[START]

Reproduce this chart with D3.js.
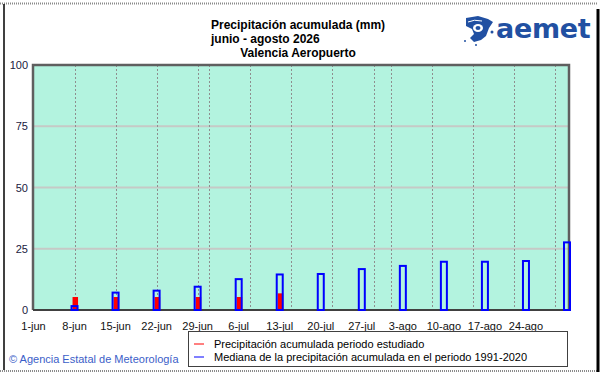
<!DOCTYPE html>
<html>
<head>
<meta charset="utf-8">
<script src="https://cdn.jsdelivr.net/npm/d3@7"></script>
<style>
  body { margin: 0; background: #fff; }
  svg { display: block; font-family: "Liberation Sans", Arial, sans-serif; }
</style>
</head>
<body>
<script>
// semanas (fecha de cada barra)
const weekDates = ["2026-06-08","2026-06-15","2026-06-22","2026-06-29","2026-07-06","2026-07-13",
  "2026-07-20","2026-07-27","2026-08-03","2026-08-10","2026-08-17","2026-08-24","2026-08-31"];
// mediana 1991-2020 (mm)
const medianValues = [1.6, 7.1, 7.9, 9.5, 12.6, 14.5, 14.7, 16.7, 18.0, 19.7, 19.7, 20.0, 27.6];
// precipitacion acumulada periodo estudiado (mm)
const observedValues = [5.3, 5.3, 5.3, 5.3, 5.3, 6.8];
const tickLabels = ["1-jun","8-jun","15-jun","22-jun","29-jun","6-jul","13-jul","20-jul","27-jul","3-ago","10-ago","17-ago","24-ago"];
const yTicks = [0, 25, 50, 75, 100];

const W = 601, H = 374;
const parse = d3.timeParse("%Y-%m-%d");
const dates = weekDates.map(parse);

const svg = d3.select("body").append("svg").attr("width", W).attr("height", H);

// marco
svg.append("line").attr("x1", 0).attr("x2", 598).attr("y1", 3.5).attr("y2", 3.5)
  .attr("stroke", "#8a8a8a").attr("stroke-width", 2).attr("stroke-dasharray", "1,1");
svg.append("line").attr("x1", 0).attr("x2", 598).attr("y1", 371).attr("y2", 371)
  .attr("stroke", "#8a8a8a").attr("stroke-width", 2).attr("stroke-dasharray", "1,1");
svg.append("line").attr("x1", 4).attr("x2", 4).attr("y1", 4).attr("y2", 370)
  .attr("stroke", "#000").attr("stroke-width", 1.5);
svg.append("line").attr("x1", 598).attr("x2", 598).attr("y1", 9).attr("y2", 372)
  .attr("stroke", "#000").attr("stroke-width", 3);

const x = d3.scaleTime()
  .domain([parse("2026-06-01"), parse("2026-08-31")])
  .range([33.5, 567]);
const y = d3.scaleLinear().domain([0, 100]).range([310, 65]);

const pLeft = 33, pRight = 569, pTop = 65, pBottom = 310;

// fondo
svg.append("rect").attr("x", pLeft).attr("y", pTop).attr("width", pRight - pLeft).attr("height", pBottom - pTop)
  .attr("fill", "#b3f3df");

// rejilla horizontal
svg.selectAll(".hgrid").data(yTicks.filter(d => d > 0 && d < 100)).enter().append("line")
  .attr("x1", pLeft).attr("x2", pRight).attr("y1", d => y(d)).attr("y2", d => y(d))
  .attr("stroke", "#c6c9c6").attr("stroke-width", 2);

// rejilla vertical discontinua
const weekTicks = d3.timeDay.every(7).range(parse("2026-06-01"), parse("2026-09-01")).slice(1);
svg.selectAll(".vgrid").data(weekTicks).enter().append("line")
  .attr("x1", d => Math.round(x(d)) + 0.5).attr("x2", d => Math.round(x(d)) + 0.5)
  .attr("y1", pTop).attr("y2", pBottom)
  .attr("stroke", "#8e8e8e").attr("stroke-width", 1).attr("stroke-dasharray", "2,2");

// borde del grafico
svg.append("path")
  .attr("d", `M${pLeft},${pBottom} V${pTop} H${pRight} V${pBottom}`)
  .attr("fill", "none").attr("stroke", "#5f5f5f").attr("stroke-width", 2.5);
svg.append("line").attr("x1", pLeft).attr("x2", pRight).attr("y1", pBottom).attr("y2", pBottom)
  .attr("stroke", "#404040").attr("stroke-width", 2);

// barras rojas (observado)
svg.selectAll(".obs").data(observedValues).enter().append("rect")
  .attr("x", (d, i) => x(dates[i]) - 2)
  .attr("width", 5.5)
  .attr("y", d => y(d))
  .attr("height", d => y(0) - y(d))
  .attr("fill", "#ff0000");

// barras azules (mediana)
svg.selectAll(".med").data(medianValues).enter().append("rect")
  .attr("x", (d, i) => x(dates[i]) - 3)
  .attr("width", 6)
  .attr("y", d => y(d))
  .attr("height", d => y(0) - y(d))
  .attr("fill", "none")
  .attr("stroke", "#0000ff").attr("stroke-width", 2);

// eje y
svg.selectAll(".ylab").data(yTicks).enter().append("text")
  .attr("x", 28).attr("y", d => y(d) + 4)
  .attr("text-anchor", "end").attr("font-size", 11).attr("fill", "#202040")
  .text(d => d);

// eje x
const tickDates = tickLabels.map((t, i) => d3.timeDay.offset(parse("2026-06-01"), i * 7));
svg.selectAll(".xlab").data(tickLabels).enter().append("text")
  .attr("x", (d, i) => x(tickDates[i]))
  .attr("y", 330)
  .attr("text-anchor", "middle").attr("font-size", 11).attr("fill", "#111")
  .text(d => d);

// titulo
const title = svg.append("g").attr("font-weight", "bold").attr("font-size", 12).attr("fill", "#000");
title.append("text").attr("x", 211).attr("y", 29).text("Precipitación acumulada (mm)");
title.append("text").attr("x", 211).attr("y", 43).text("junio - agosto 2026");
title.append("text").attr("x", 298).attr("y", 57).attr("text-anchor", "middle").text("Valencia Aeropuerto");

// logo
const logo = svg.append("g").attr("fill", "#2150a2");
logo.append("text").attr("x", 496).attr("y", 38).attr("font-size", 27).attr("font-weight", "bold")
  .attr("font-family", "DejaVu Sans").attr("letter-spacing", -0.3).text("aemet");
logo.append("path")
  .attr("d", "M466,18 L478,16 L488,19 L493,22 L489,28 L486,36 L481,40 L474,42 L470,38 L474,34 L472,29 L466,26 Z");
logo.append("ellipse").attr("cx", 478).attr("cy", 28).attr("rx", 5).attr("ry", 4).attr("fill", "#fff");
logo.append("ellipse").attr("cx", 478).attr("cy", 28).attr("rx", 2.5).attr("ry", 2);
logo.append("path").attr("d", "M468,22 Q474,19 482,21").attr("fill", "none").attr("stroke", "#fff").attr("stroke-width", 1);
logo.append("circle").attr("cx", 492).attr("cy", 32).attr("r", 1.5);
logo.append("circle").attr("cx", 465).attr("cy", 41).attr("r", 1);
logo.append("circle").attr("cx", 476).attr("cy", 45).attr("r", 1);

// leyenda
svg.append("rect").attr("x", 188.5).attr("y", 331.5).attr("width", 379).attr("height", 35)
  .attr("fill", "#fff").attr("stroke", "#404040").attr("stroke-width", 1);
const legendItems = [
  {label: "Precipitación acumulada periodo estudiado", color: "#ff0000"},
  {label: "Mediana de la precipitación acumulada en el periodo 1991-2020", color: "#0000ff"}
];
const lg = svg.selectAll(".leg").data(legendItems).enter().append("g")
  .attr("transform", (d, i) => `translate(194,${344 + i * 13})`);
lg.append("line").attr("x1", 0).attr("x2", 10).attr("y1", 0).attr("y2", 0)
  .attr("stroke", d => d.color).attr("stroke-width", 1);
lg.append("text").attr("x", 20).attr("y", 4).attr("font-size", 11).attr("fill", "#000").text(d => d.label);

// pie
svg.append("text").attr("x", 9).attr("y", 363).attr("font-size", 11).attr("fill", "#3b5ec8")
  .text("© Agencia Estatal de Meteorología");
</script>
</body>
</html>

[END]

**Challenge**
Copy nothing but the lines from the first one in the listing through the line with "const pLeft = 33, pRight", and omit the pictures.

**Task result**
Reproduce this chart with D3.js.
<!DOCTYPE html>
<html>
<head>
<meta charset="utf-8">
<script src="https://cdn.jsdelivr.net/npm/d3@7"></script>
<style>
  body { margin: 0; background: #fff; }
  svg { display: block; font-family: "Liberation Sans", Arial, sans-serif; }
</style>
</head>
<body>
<script>
// semanas (fecha de cada barra)
const weekDates = ["2026-06-08","2026-06-15","2026-06-22","2026-06-29","2026-07-06","2026-07-13",
  "2026-07-20","2026-07-27","2026-08-03","2026-08-10","2026-08-17","2026-08-24","2026-08-31"];
// mediana 1991-2020 (mm)
const medianValues = [1.6, 7.1, 7.9, 9.5, 12.6, 14.5, 14.7, 16.7, 18.0, 19.7, 19.7, 20.0, 27.6];
// precipitacion acumulada periodo estudiado (mm)
const observedValues = [5.3, 5.3, 5.3, 5.3, 5.3, 6.8];
const tickLabels = ["1-jun","8-jun","15-jun","22-jun","29-jun","6-jul","13-jul","20-jul","27-jul","3-ago","10-ago","17-ago","24-ago"];
const yTicks = [0, 25, 50, 75, 100];

const W = 601, H = 374;
const parse = d3.timeParse("%Y-%m-%d");
const dates = weekDates.map(parse);

const svg = d3.select("body").append("svg").attr("width", W).attr("height", H);

// marco
svg.append("line").attr("x1", 0).attr("x2", 598).attr("y1", 3.5).attr("y2", 3.5)
  .attr("stroke", "#8a8a8a").attr("stroke-width", 2).attr("stroke-dasharray", "1,1");
svg.append("line").attr("x1", 0).attr("x2", 598).attr("y1", 371).attr("y2", 371)
  .attr("stroke", "#8a8a8a").attr("stroke-width", 2).attr("stroke-dasharray", "1,1");
svg.append("line").attr("x1", 4).attr("x2", 4).attr("y1", 4).attr("y2", 370)
  .attr("stroke", "#000").attr("stroke-width", 1.5);
svg.append("line").attr("x1", 598).attr("x2", 598).attr("y1", 9).attr("y2", 372)
  .attr("stroke", "#000").attr("stroke-width", 3);

const x = d3.scaleTime()
  .domain([parse("2026-06-01"), parse("2026-08-31")])
  .range([33.5, 567]);
const y = d3.scaleLinear().domain([0, 100]).range([310, 65]);

const pLeft = 33, pRight = 569, pTop = 65, pBottom = 310;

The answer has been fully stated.